The discovery of wood in cheese is only the latest scandal regarding what we eat. In November, a few of the most widely distributed olive oil manufacturers—this time in Italy—were accused not only of failing to label the exact origins of their product but of selling low-quality “virgin” oil as “extra virgin” oil.
The list of products being hawked as Italian may have no end: estimates suggest that over 60 billion products are sold as Italian even though in actuality they are not Italian.
Among the most frequently “forged” products are tomatoes, sauces, vinegar, wine, and cold cuts. Only a few of the latter are from Italy. For example, only three kinds of DOP prosciutto can be imported in the US: Parma, San Daniele and Toscano. Furthermore, in the U.S., you still cannot find cured meats like salami and coppa that are made by Italians with 100% Italian ingredients.
Use the language properly
Continuing to slap Italian names on products that come from God knows what country confuses consumers, who can’t tell up from down. Of course, I don’t have a magic solution to the problem, but one important strategy for proving the origin and quality of a product is to use the language properly, and greater education concerning who chooses to sell Italian products and who abuses them.
Why?
Firstly, because certified products (bearing the label DOP, IPG, DOC, DOCG, etc.) bear names that indicate a particular quality and origin, names that acts as a kind of safeguard.
There can’t be a real Parmigiano Reggiano and a fake one, since the very fact that a product is called Parmigiano Reggiano means it isn’t fake. Nor can the original contain cellulose!
Proper language and correct spelling should be the first indicator for making wise purchases.
So let’s start calling products by their god given names.
My name is Dino Borri, not Daino Bore. Parmigiano Reggiano is not ‘parmesan.’ Neither is Grana Padano ‘grena,’ nor gorgonzola ‘bergonzola,’ nor Mortadella di Bologna ‘boloni.’
Retailers, importers and restaurateurs who use and publicize Italian products in the world must act as ambassadors of these cultural/gastronomic basics, and instate a policy of saying what is from Italy and what isn’t.

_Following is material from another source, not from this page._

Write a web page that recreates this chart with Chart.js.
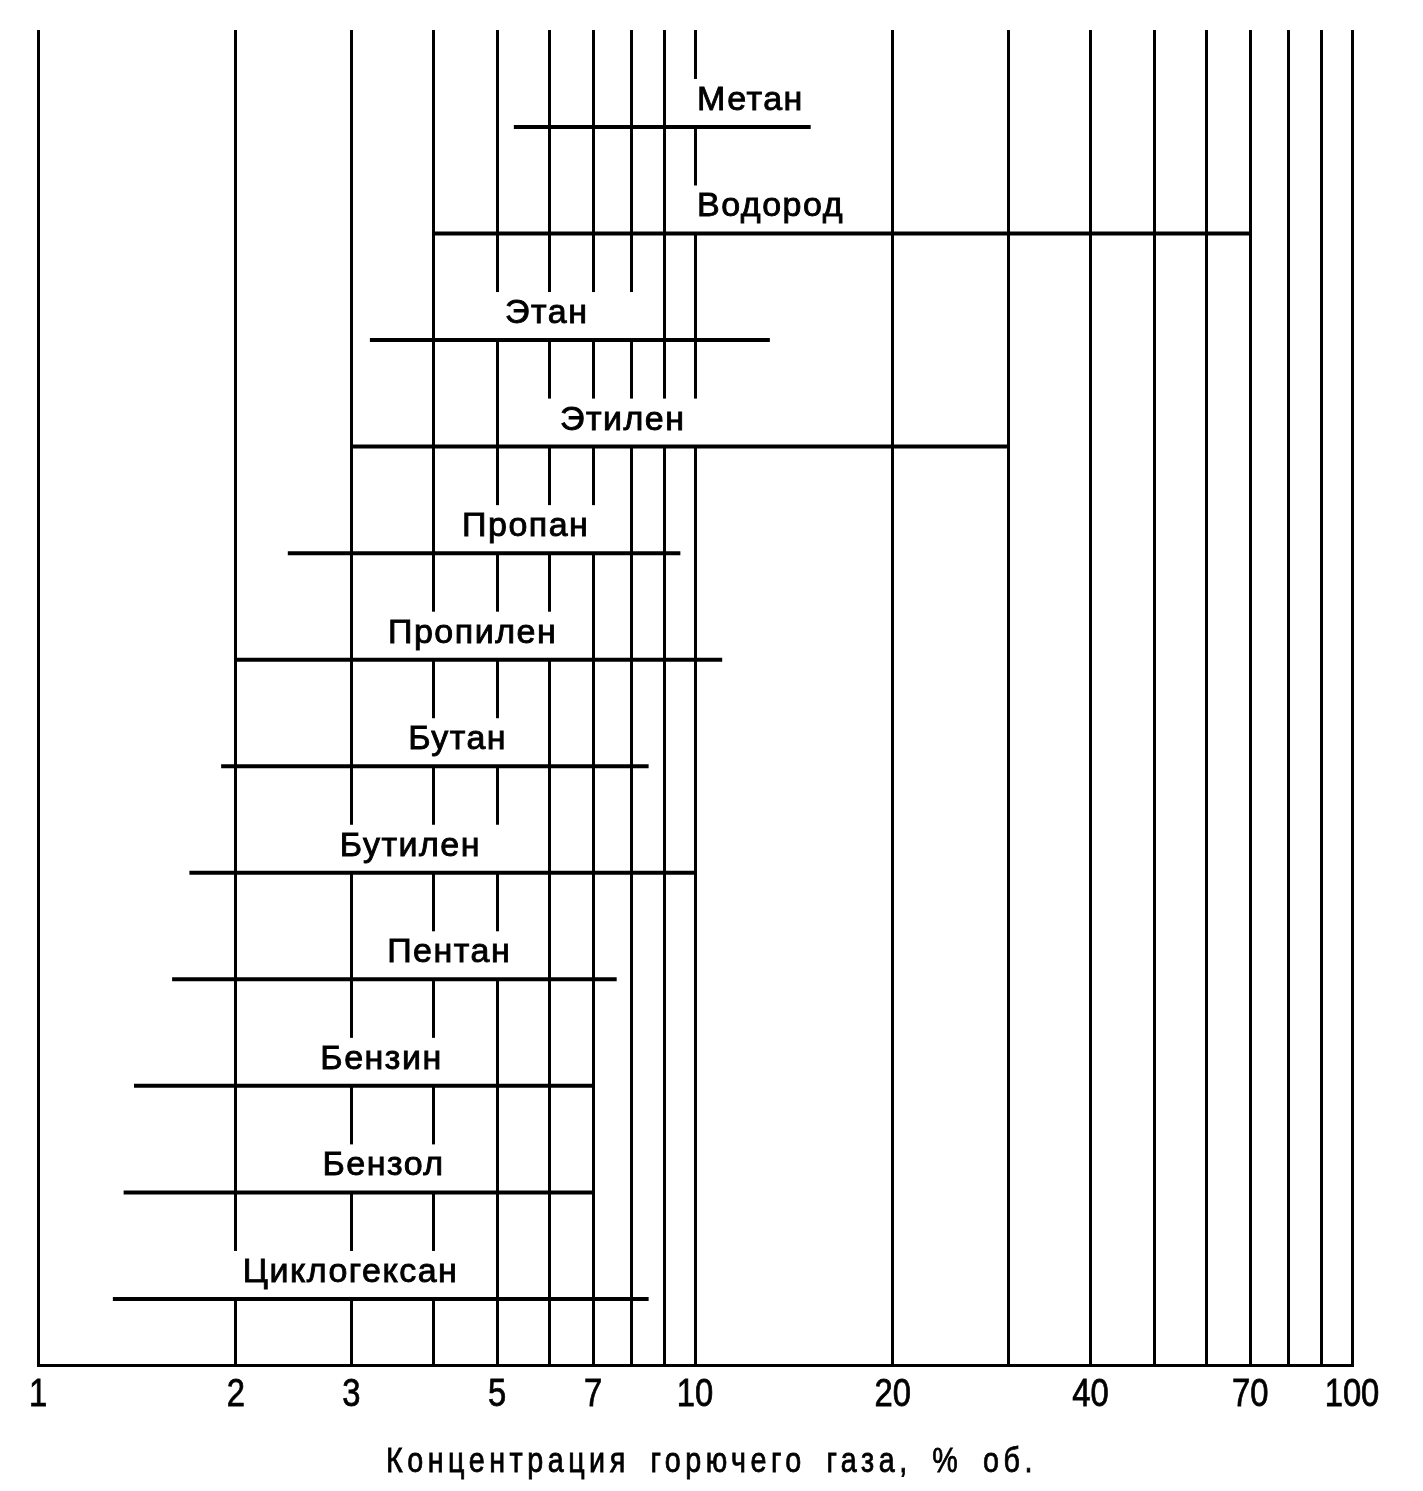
<!DOCTYPE html>
<html>
<head>
<meta charset="utf-8">
<title>Пределы воспламенения горючих газов</title>
<script src="https://cdn.jsdelivr.net/npm/chart.js@4.4.1/dist/chart.umd.min.js"></script>
<style>
  html, body { margin: 0; background: #fff; }
  #wrap { width: 1423px; height: 1491px; }
</style>
</head>
<body>
<div id="wrap"><canvas id="limitsChart"></canvas></div>
<script>
const gases = ['Метан', 'Водород', 'Этан', 'Этилен', 'Пропан', 'Пропилен', 'Бутан', 'Бутилен', 'Пентан', 'Бензин', 'Бензол', 'Циклогексан'];
const lowerLimit = [5.3, 4.0, 3.2, 3.0, 2.4, 2.0, 1.9, 1.7, 1.6, 1.4, 1.35, 1.3];
const upperLimit = [15, 70, 13, 30, 9.5, 11, 8.5, 10, 7.6, 7.0, 7.0, 8.5];
const gridValues = [1, 2, 3, 4, 5, 6, 7, 8, 9, 10, 20, 30, 40, 50, 60, 70, 80, 90, 100];
const tickLabels = [1, 2, 3, 5, 7, 10, 20, 40, 70, 100];
const axisTitle = 'Концентрация горючего газа, % об.';

// layout: where each name starts (% on the axis) and the span of grid lines broken above its bar
const nameAt = [10.07, 10.07, 5.14, 6.23, 4.42, 3.41, 3.66, 2.88, 3.40, 2.69, 2.71, 2.05];
const brokenSpan = [[10, 10], [10, 10], [5, 8], [6, 10], [5, 7], [4, 6], [4, 5], [3, 5], [4, 5], [3, 4], [3, 4], [2, 4]];

const FONT = '"Liberation Sans", Arial, sans-serif';

// narrow text, the book uses a condensed face
function narrowText(ctx, text, x, y, squeeze) {
  ctx.save();
  ctx.translate(x, y);
  ctx.scale(squeeze, 1);
  ctx.strokeText(text, 0, 0);
  ctx.fillText(text, 0, 0);
  ctx.restore();
}

const gasNames = {
  id: 'gasNames',
  beforeDatasetsDraw(chart) {
    const { ctx, scales: { x, y } } = chart;
    ctx.save();
    ctx.fillStyle = '#fff';
    brokenSpan.forEach(([from, to], i) => {
      const yBar = y.getPixelForValue(i);
      const left = x.getPixelForValue(from) - 5;
      const right = x.getPixelForValue(to) + 5;
      ctx.fillRect(left, yBar - 48, right - left, 47);
    });
    ctx.restore();
  },
  afterDatasetsDraw(chart) {
    const { ctx, scales: { x, y } } = chart;
    ctx.save();
    ctx.font = '34px ' + FONT;
    ctx.letterSpacing = '1.5px';
    ctx.fillStyle = '#000';
    ctx.strokeStyle = '#000';
    ctx.lineWidth = 0.9;
    ctx.textAlign = 'left';
    ctx.textBaseline = 'alphabetic';
    gases.forEach((name, i) => {
      const px = x.getPixelForValue(nameAt[i]);
      const py = y.getPixelForValue(i) - 17;
      ctx.strokeText(name, px, py);
      ctx.fillText(name, px, py);
    });
    ctx.restore();
  },
  afterDraw(chart) {
    const { ctx, scales: { x } } = chart;
    ctx.save();
    ctx.fillStyle = '#000';
    ctx.strokeStyle = '#000';
    ctx.lineWidth = 0.8;
    ctx.textAlign = 'center';

    /** tick labels */
    ctx.font = '39px ' + FONT;
    ctx.textBaseline = 'middle';
    x.ticks.forEach(tick => {
      if (!tickLabels.includes(tick.value)) return;
      narrowText(ctx, String(tick.value), x.getPixelForValue(tick.value), x.top + 30, 0.84);
    });

    /** axis title */
    ctx.font = '35px ' + FONT;
    ctx.letterSpacing = '5.5px';
    ctx.wordSpacing = '10px';
    ctx.textBaseline = 'alphabetic';
    narrowText(ctx, axisTitle, chart.width / 2, 1472, 0.82);
    ctx.restore();
  }
};

const ctx = document.getElementById('limitsChart').getContext('2d');
const chartData = {
  datasets: gases.map((name, i) => ({
    label: name,
    data: [{ x: lowerLimit[i], y: i }, { x: upperLimit[i], y: i }],
    showLine: true,
    borderColor: '#000',
    borderWidth: 4,
    borderCapStyle: 'butt',
    pointRadius: 0,
    clip: false
  }))
};

const options = {
  responsive: true,
  maintainAspectRatio: false,
  animation: false,
  layout: { padding: { left: 38, right: 71, top: 30, bottom: 0 } },
  plugins: {
    legend: { display: false },
    title: { display: false },
    tooltip: { enabled: false }
  },
  scales: {
    x: {
      type: 'logarithmic',
      min: 1,
      max: 100,
      afterBuildTicks: scale => { scale.ticks = gridValues.map(value => ({ value })); },
      afterFit: scale => { scale.height = 126; },
      grid: { color: '#000', lineWidth: 3, drawTicks: false },
      border: { display: true, color: '#000', width: 3 },
      ticks: {
        display: false,
        autoSkip: false,
        callback: value => tickLabels.includes(value) ? String(value) : ''
      }
    },
    y: {
      type: 'linear',
      reverse: true,
      min: -0.91,
      max: 11.62,
      display: false
    }
  }
};

new Chart(ctx, { type: 'scatter', data: chartData, options, plugins: [gasNames] });
</script>
</body>
</html>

Food, like culture, depends on language
I believe in the words of my dear friend and ex-vice consul of New York Lucia Pasqualini when she said: “Remaining aware of one’s mother tongue is fundamental for all Italians who decide, whether by choice or necessity, to live abroad. Italy has been and still is a country of emigration. The Direction of Italians Abroad and the Ministry of Foreign Affairs are responsible for helping Italian citizens who reside abroad. Their responsibilities include the promotion of the Italian language in the Italian community, that is to say, the children of Italians who live abroad and want to sustain a relationship with their country of origin.”
I would also add that everyone who loves food must love Italian products, and Italians have to be the first ones to teach our foreign friends the proper names of our products. Culture depends on language, as does peace and unity.